● **What to work on**
Reproduce the full listing below unchanged, apart from the pictures.

● **Recorded data**
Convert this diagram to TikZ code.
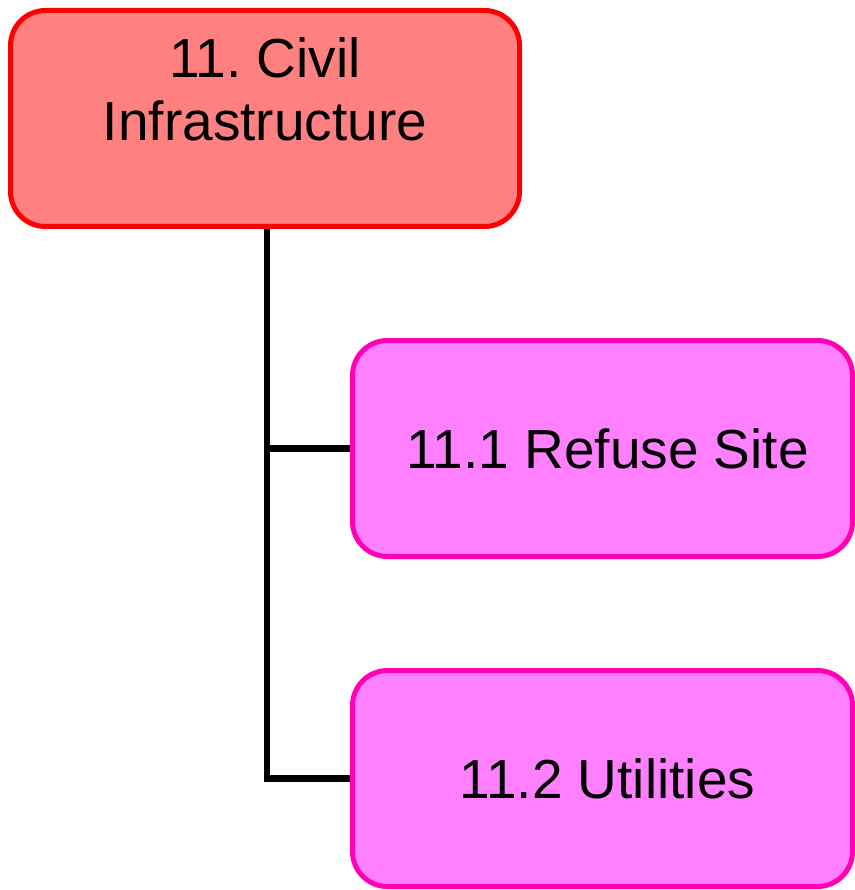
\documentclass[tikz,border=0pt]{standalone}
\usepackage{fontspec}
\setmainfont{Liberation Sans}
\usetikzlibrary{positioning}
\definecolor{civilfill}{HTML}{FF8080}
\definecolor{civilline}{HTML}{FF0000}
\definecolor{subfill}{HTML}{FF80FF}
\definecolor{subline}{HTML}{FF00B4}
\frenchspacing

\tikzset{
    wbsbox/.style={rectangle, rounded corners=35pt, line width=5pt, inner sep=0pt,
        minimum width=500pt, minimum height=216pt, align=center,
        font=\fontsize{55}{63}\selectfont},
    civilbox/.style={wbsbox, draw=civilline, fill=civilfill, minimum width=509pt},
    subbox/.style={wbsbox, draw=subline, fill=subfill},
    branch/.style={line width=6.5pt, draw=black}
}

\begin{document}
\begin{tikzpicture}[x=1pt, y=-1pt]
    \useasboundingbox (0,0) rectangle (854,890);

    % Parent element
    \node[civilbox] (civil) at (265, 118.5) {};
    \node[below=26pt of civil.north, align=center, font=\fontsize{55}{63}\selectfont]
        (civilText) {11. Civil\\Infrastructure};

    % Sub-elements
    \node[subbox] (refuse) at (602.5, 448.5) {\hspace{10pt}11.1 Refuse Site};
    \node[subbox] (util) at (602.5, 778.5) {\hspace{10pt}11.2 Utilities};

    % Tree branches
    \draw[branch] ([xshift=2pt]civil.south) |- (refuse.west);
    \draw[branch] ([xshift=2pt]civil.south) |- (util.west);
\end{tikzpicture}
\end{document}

● **Complete output**
Convert this diagram to TikZ code.
\documentclass[tikz,border=0pt]{standalone}
\usepackage{fontspec}
\setmainfont{Liberation Sans}
\usetikzlibrary{positioning}
\definecolor{civilfill}{HTML}{FF8080}
\definecolor{civilline}{HTML}{FF0000}
\definecolor{subfill}{HTML}{FF80FF}
\definecolor{subline}{HTML}{FF00B4}
\frenchspacing

\tikzset{
    wbsbox/.style={rectangle, rounded corners=35pt, line width=5pt, inner sep=0pt,
        minimum width=500pt, minimum height=216pt, align=center,
        font=\fontsize{55}{63}\selectfont},
    civilbox/.style={wbsbox, draw=civilline, fill=civilfill, minimum width=509pt},
    subbox/.style={wbsbox, draw=subline, fill=subfill},
    branch/.style={line width=6.5pt, draw=black}
}

\begin{document}
\begin{tikzpicture}[x=1pt, y=-1pt]
    \useasboundingbox (0,0) rectangle (854,890);

    % Parent element
    \node[civilbox] (civil) at (265, 118.5) {};
    \node[below=26pt of civil.north, align=center, font=\fontsize{55}{63}\selectfont]
        (civilText) {11. Civil\\Infrastructure};

    % Sub-elements
    \node[subbox] (refuse) at (602.5, 448.5) {\hspace{10pt}11.1 Refuse Site};
    \node[subbox] (util) at (602.5, 778.5) {\hspace{10pt}11.2 Utilities};

    % Tree branches
    \draw[branch] ([xshift=2pt]civil.south) |- (refuse.west);
    \draw[branch] ([xshift=2pt]civil.south) |- (util.west);
\end{tikzpicture}
\end{document}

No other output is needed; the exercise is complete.